En plein débat sur le mariage en Angleterre dans les années 1850, avec une nouvelle loi permettant aux hommes de divorcer pour adultère mais pas les femmes, un jeune William Morris - l'auteur de La Source au bout du Monde - s'insurge contre cet état de fait et ces mœurs bridant les femmes, si ancrés dans la société de l'époque - et toujours aujourd'hui ? - et retourne le mythe arthurien si cher à la littérature de son pays pour prendre la défense des femmes justement.
A travers une figure bien connue, Guenièvre et un épisode, son procès après être tombée amoureuse de Lancelot, qui d'ordinaire ne lui donne jamais la parole pour plaider sa cause.
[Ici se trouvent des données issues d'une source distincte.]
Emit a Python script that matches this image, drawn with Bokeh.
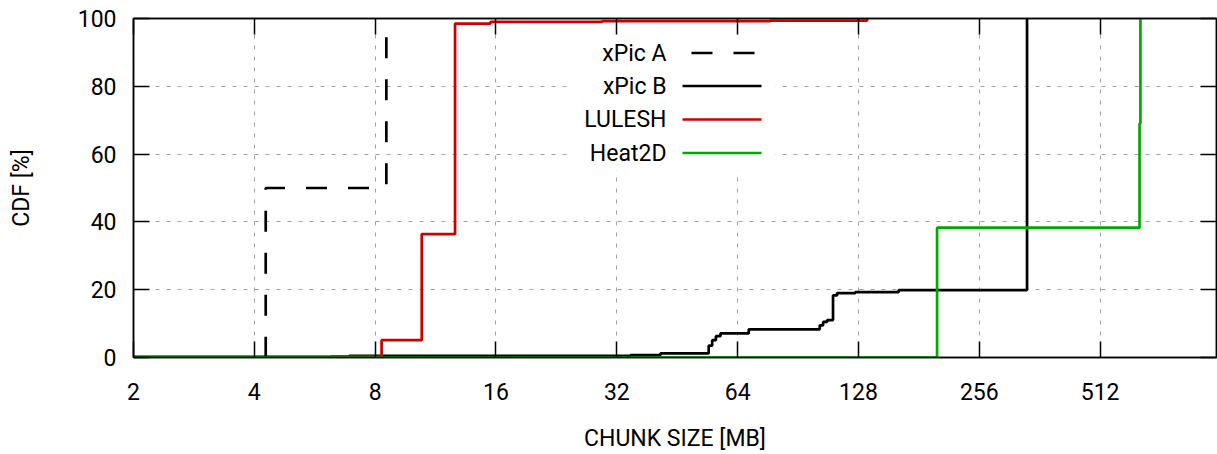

Ici, c'est donc tout le contraire, puisque la reine se défend avec feu, devant une assemblée où Arthur, présenté en creux sous un jour peu flatteur, n'a même pas jugé bon d'être présent.
Vendu à 300 exemplaires seulement à sa sortie (dont une bonne partie... rachetée par l'auteur lui-même), contredit dès l'année suivante par un autre poème cette fois signé du grand Tennyson, La Défense de Guenièvre a longtemps été mis de côté. Pourtant, le destin de Guenièvre ne cessera de hanter l'auteur, jusqu'à sa mort, comme le rappelle William Blanc dans sa passionnante présentation de l'ouvrage.
La présente traduction - présentée en parallèle du texte originale puisqu'il s'agit d'une édition bilingue - respecte l'usage de la tierce rime et le poème lui-même se révèle d'une justesse et d'une élégance tout en émotion et en retenue à la fois, parcouru d'une fièvre riche en sous-entendus et en non-dits. Il est suivi d'un second poème, bien plus court - une seule page, pour tout dire - mais très beau lui aussi, touchant sa cible en quelques strophes.
Une chose est sûre, que l'on soit expert en technique littéraire ou pas, cette première traduction du texte ne s'était faite que trop attendre. Pour 5 petits euros, on serait presque tenté de dire qu'il s'agit d'un achat indispensable, ne serait-ce que pour sa célébration de la passion libérée du poids du jugement.